Data entries

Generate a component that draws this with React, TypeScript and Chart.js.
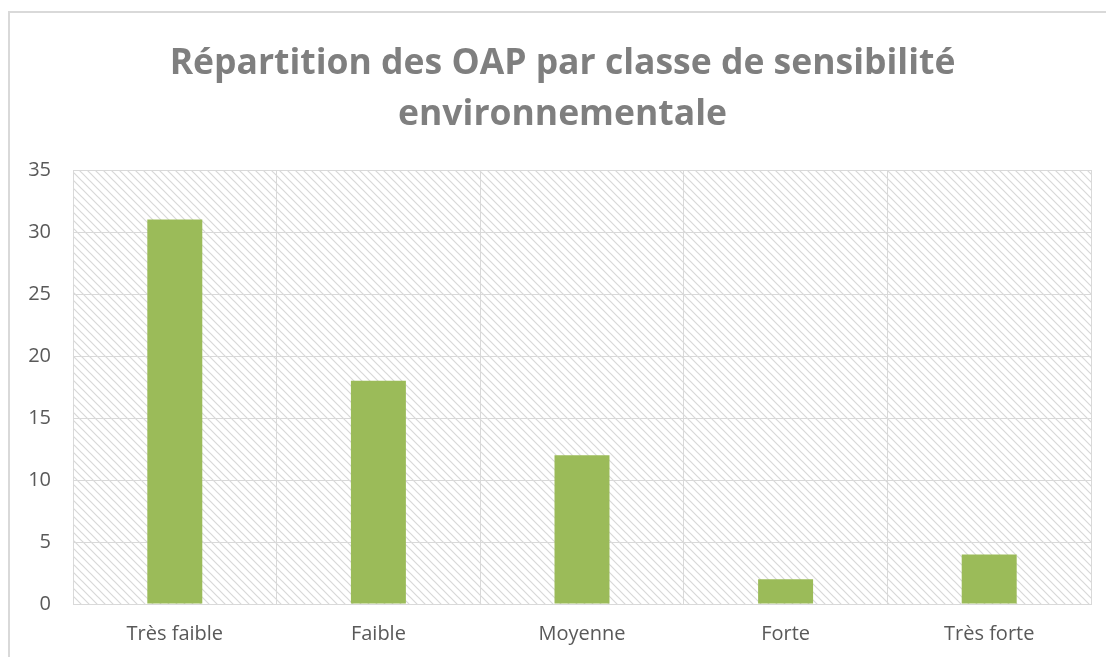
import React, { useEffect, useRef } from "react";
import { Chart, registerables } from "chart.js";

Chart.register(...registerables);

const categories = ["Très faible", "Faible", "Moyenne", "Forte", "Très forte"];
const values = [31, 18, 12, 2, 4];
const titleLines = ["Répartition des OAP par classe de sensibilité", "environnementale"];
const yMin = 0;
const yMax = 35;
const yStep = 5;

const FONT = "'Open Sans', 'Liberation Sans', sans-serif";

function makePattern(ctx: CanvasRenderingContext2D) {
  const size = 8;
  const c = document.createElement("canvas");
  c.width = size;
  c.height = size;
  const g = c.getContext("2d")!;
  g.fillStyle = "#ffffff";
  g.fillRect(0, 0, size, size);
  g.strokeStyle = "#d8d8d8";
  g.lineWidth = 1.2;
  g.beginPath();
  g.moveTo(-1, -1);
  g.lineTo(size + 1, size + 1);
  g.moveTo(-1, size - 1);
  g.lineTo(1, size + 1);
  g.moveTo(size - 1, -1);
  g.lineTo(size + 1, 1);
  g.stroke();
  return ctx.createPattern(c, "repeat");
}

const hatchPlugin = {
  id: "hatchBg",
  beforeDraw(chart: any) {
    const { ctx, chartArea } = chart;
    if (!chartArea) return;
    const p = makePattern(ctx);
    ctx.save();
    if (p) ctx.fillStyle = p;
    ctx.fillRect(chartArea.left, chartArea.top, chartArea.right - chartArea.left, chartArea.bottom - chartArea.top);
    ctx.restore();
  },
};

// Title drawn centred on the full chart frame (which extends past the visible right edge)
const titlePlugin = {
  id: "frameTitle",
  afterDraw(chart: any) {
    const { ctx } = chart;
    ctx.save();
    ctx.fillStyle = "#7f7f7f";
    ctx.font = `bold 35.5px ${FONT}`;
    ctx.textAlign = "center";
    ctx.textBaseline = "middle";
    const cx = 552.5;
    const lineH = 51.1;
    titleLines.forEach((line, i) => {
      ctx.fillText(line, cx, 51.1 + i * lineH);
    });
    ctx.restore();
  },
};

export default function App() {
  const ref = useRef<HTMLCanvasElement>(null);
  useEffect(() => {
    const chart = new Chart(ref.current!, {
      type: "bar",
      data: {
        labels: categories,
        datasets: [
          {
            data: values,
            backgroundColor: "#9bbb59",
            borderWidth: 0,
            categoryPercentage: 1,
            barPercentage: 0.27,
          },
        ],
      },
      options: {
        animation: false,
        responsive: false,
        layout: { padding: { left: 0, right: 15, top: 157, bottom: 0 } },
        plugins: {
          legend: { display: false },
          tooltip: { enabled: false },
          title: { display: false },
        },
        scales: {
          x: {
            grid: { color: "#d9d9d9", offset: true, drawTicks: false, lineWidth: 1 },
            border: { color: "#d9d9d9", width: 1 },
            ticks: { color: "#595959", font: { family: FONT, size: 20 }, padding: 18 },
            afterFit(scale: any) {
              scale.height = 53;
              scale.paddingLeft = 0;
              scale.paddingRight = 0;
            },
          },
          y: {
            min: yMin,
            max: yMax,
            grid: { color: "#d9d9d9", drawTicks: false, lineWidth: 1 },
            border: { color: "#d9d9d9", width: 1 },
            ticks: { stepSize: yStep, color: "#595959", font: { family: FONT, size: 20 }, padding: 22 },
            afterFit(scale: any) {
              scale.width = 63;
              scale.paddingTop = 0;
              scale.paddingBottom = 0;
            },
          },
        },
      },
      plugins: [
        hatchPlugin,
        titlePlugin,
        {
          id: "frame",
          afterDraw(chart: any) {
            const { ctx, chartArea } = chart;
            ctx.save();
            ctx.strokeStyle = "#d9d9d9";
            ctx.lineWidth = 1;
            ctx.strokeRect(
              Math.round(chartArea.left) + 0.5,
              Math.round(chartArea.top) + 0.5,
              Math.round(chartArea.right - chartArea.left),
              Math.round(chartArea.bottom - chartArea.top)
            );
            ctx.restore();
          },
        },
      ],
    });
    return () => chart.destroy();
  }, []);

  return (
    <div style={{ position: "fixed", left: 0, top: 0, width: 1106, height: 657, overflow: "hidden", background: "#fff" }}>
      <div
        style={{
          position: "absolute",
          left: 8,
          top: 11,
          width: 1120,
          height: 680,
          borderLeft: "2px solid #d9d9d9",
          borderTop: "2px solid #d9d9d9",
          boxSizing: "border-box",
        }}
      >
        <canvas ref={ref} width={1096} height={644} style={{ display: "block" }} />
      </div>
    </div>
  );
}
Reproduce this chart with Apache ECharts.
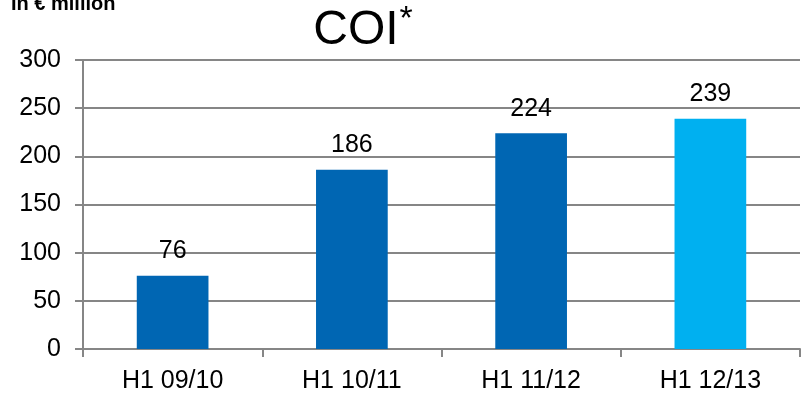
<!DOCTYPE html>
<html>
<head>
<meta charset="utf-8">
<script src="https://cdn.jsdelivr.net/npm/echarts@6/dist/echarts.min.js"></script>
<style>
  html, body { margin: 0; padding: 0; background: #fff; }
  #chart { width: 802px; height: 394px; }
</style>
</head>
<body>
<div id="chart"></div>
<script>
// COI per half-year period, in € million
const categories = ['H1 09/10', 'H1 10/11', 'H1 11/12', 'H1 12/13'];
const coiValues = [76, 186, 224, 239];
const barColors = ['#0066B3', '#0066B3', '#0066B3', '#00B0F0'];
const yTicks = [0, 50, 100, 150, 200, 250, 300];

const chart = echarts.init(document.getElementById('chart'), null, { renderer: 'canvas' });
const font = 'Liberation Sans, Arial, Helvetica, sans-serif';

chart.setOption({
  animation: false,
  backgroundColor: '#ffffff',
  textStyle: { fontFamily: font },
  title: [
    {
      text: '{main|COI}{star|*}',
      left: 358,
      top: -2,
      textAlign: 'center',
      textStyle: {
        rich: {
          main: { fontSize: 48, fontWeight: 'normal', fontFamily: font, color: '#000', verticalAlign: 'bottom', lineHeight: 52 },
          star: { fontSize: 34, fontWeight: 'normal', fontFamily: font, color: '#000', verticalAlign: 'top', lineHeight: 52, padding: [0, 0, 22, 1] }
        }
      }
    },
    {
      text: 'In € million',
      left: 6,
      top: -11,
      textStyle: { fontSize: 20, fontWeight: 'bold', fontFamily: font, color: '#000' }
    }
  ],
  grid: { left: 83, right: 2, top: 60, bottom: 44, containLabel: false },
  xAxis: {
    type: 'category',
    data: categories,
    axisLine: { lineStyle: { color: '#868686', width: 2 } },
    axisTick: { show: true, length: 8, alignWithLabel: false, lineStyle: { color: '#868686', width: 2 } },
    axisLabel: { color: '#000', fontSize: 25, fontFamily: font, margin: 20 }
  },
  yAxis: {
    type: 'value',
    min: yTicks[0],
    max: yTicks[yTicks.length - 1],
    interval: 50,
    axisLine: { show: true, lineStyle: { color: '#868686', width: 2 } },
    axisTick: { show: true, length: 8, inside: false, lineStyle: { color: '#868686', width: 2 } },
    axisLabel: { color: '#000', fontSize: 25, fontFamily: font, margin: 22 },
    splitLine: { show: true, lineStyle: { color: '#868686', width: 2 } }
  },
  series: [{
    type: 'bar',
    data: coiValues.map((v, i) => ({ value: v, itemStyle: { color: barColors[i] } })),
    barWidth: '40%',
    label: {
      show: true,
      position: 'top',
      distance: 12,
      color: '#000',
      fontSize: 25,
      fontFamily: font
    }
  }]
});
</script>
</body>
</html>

TASK INSTRUCTIONS:
Every entry must be transcribed exactly. Pictures do not belong in the copy.

RESPONSE:
Generate a component that draws this with React, TypeScript and Chart.js.
import React, { useEffect, useRef } from "react";
import { Chart, registerables } from "chart.js";

Chart.register(...registerables);

const categories = ["Très faible", "Faible", "Moyenne", "Forte", "Très forte"];
const values = [31, 18, 12, 2, 4];
const titleLines = ["Répartition des OAP par classe de sensibilité", "environnementale"];
const yMin = 0;
const yMax = 35;
const yStep = 5;

const FONT = "'Open Sans', 'Liberation Sans', sans-serif";

function makePattern(ctx: CanvasRenderingContext2D) {
  const size = 8;
  const c = document.createElement("canvas");
  c.width = size;
  c.height = size;
  const g = c.getContext("2d")!;
  g.fillStyle = "#ffffff";
  g.fillRect(0, 0, size, size);
  g.strokeStyle = "#d8d8d8";
  g.lineWidth = 1.2;
  g.beginPath();
  g.moveTo(-1, -1);
  g.lineTo(size + 1, size + 1);
  g.moveTo(-1, size - 1);
  g.lineTo(1, size + 1);
  g.moveTo(size - 1, -1);
  g.lineTo(size + 1, 1);
  g.stroke();
  return ctx.createPattern(c, "repeat");
}

const hatchPlugin = {
  id: "hatchBg",
  beforeDraw(chart: any) {
    const { ctx, chartArea } = chart;
    if (!chartArea) return;
    const p = makePattern(ctx);
    ctx.save();
    if (p) ctx.fillStyle = p;
    ctx.fillRect(chartArea.left, chartArea.top, chartArea.right - chartArea.left, chartArea.bottom - chartArea.top);
    ctx.restore();
  },
};

// Title drawn centred on the full chart frame (which extends past the visible right edge)
const titlePlugin = {
  id: "frameTitle",
  afterDraw(chart: any) {
    const { ctx } = chart;
    ctx.save();
    ctx.fillStyle = "#7f7f7f";
    ctx.font = `bold 35.5px ${FONT}`;
    ctx.textAlign = "center";
    ctx.textBaseline = "middle";
    const cx = 552.5;
    const lineH = 51.1;
    titleLines.forEach((line, i) => {
      ctx.fillText(line, cx, 51.1 + i * lineH);
    });
    ctx.restore();
  },
};

export default function App() {
  const ref = useRef<HTMLCanvasElement>(null);
  useEffect(() => {
    const chart = new Chart(ref.current!, {
      type: "bar",
      data: {
        labels: categories,
        datasets: [
          {
            data: values,
            backgroundColor: "#9bbb59",
            borderWidth: 0,
            categoryPercentage: 1,
            barPercentage: 0.27,
          },
        ],
      },
      options: {
        animation: false,
        responsive: false,
        layout: { padding: { left: 0, right: 15, top: 157, bottom: 0 } },
        plugins: {
          legend: { display: false },
          tooltip: { enabled: false },
          title: { display: false },
        },
        scales: {
          x: {
            grid: { color: "#d9d9d9", offset: true, drawTicks: false, lineWidth: 1 },
            border: { color: "#d9d9d9", width: 1 },
            ticks: { color: "#595959", font: { family: FONT, size: 20 }, padding: 18 },
            afterFit(scale: any) {
              scale.height = 53;
              scale.paddingLeft = 0;
              scale.paddingRight = 0;
            },
          },
          y: {
            min: yMin,
            max: yMax,
            grid: { color: "#d9d9d9", drawTicks: false, lineWidth: 1 },
            border: { color: "#d9d9d9", width: 1 },
            ticks: { stepSize: yStep, color: "#595959", font: { family: FONT, size: 20 }, padding: 22 },
            afterFit(scale: any) {
              scale.width = 63;
              scale.paddingTop = 0;
              scale.paddingBottom = 0;
            },
          },
        },
      },
      plugins: [
        hatchPlugin,
        titlePlugin,
        {
          id: "frame",
          afterDraw(chart: any) {
            const { ctx, chartArea } = chart;
            ctx.save();
            ctx.strokeStyle = "#d9d9d9";
            ctx.lineWidth = 1;
            ctx.strokeRect(
              Math.round(chartArea.left) + 0.5,
              Math.round(chartArea.top) + 0.5,
              Math.round(chartArea.right - chartArea.left),
              Math.round(chartArea.bottom - chartArea.top)
            );
            ctx.restore();
          },
        },
      ],
    });
    return () => chart.destroy();
  }, []);

  return (
    <div style={{ position: "fixed", left: 0, top: 0, width: 1106, height: 657, overflow: "hidden", background: "#fff" }}>
      <div
        style={{
          position: "absolute",
          left: 8,
          top: 11,
          width: 1120,
          height: 680,
          borderLeft: "2px solid #d9d9d9",
          borderTop: "2px solid #d9d9d9",
          boxSizing: "border-box",
        }}
      >
        <canvas ref={ref} width={1096} height={644} style={{ display: "block" }} />
      </div>
    </div>
  );
}
Reproduce this chart with Apache ECharts.
<!DOCTYPE html>
<html>
<head>
<meta charset="utf-8">
<script src="https://cdn.jsdelivr.net/npm/echarts@6/dist/echarts.min.js"></script>
<style>
  html, body { margin: 0; padding: 0; background: #fff; }
  #chart { width: 802px; height: 394px; }
</style>
</head>
<body>
<div id="chart"></div>
<script>
// COI per half-year period, in € million
const categories = ['H1 09/10', 'H1 10/11', 'H1 11/12', 'H1 12/13'];
const coiValues = [76, 186, 224, 239];
const barColors = ['#0066B3', '#0066B3', '#0066B3', '#00B0F0'];
const yTicks = [0, 50, 100, 150, 200, 250, 300];

const chart = echarts.init(document.getElementById('chart'), null, { renderer: 'canvas' });
const font = 'Liberation Sans, Arial, Helvetica, sans-serif';

chart.setOption({
  animation: false,
  backgroundColor: '#ffffff',
  textStyle: { fontFamily: font },
  title: [
    {
      text: '{main|COI}{star|*}',
      left: 358,
      top: -2,
      textAlign: 'center',
      textStyle: {
        rich: {
          main: { fontSize: 48, fontWeight: 'normal', fontFamily: font, color: '#000', verticalAlign: 'bottom', lineHeight: 52 },
          star: { fontSize: 34, fontWeight: 'normal', fontFamily: font, color: '#000', verticalAlign: 'top', lineHeight: 52, padding: [0, 0, 22, 1] }
        }
      }
    },
    {
      text: 'In € million',
      left: 6,
      top: -11,
      textStyle: { fontSize: 20, fontWeight: 'bold', fontFamily: font, color: '#000' }
    }
  ],
  grid: { left: 83, right: 2, top: 60, bottom: 44, containLabel: false },
  xAxis: {
    type: 'category',
    data: categories,
    axisLine: { lineStyle: { color: '#868686', width: 2 } },
    axisTick: { show: true, length: 8, alignWithLabel: false, lineStyle: { color: '#868686', width: 2 } },
    axisLabel: { color: '#000', fontSize: 25, fontFamily: font, margin: 20 }
  },
  yAxis: {
    type: 'value',
    min: yTicks[0],
    max: yTicks[yTicks.length - 1],
    interval: 50,
    axisLine: { show: true, lineStyle: { color: '#868686', width: 2 } },
    axisTick: { show: true, length: 8, inside: false, lineStyle: { color: '#868686', width: 2 } },
    axisLabel: { color: '#000', fontSize: 25, fontFamily: font, margin: 22 },
    splitLine: { show: true, lineStyle: { color: '#868686', width: 2 } }
  },
  series: [{
    type: 'bar',
    data: coiValues.map((v, i) => ({ value: v, itemStyle: { color: barColors[i] } })),
    barWidth: '40%',
    label: {
      show: true,
      position: 'top',
      distance: 12,
      color: '#000',
      fontSize: 25,
      fontFamily: font
    }
  }]
});
</script>
</body>
</html>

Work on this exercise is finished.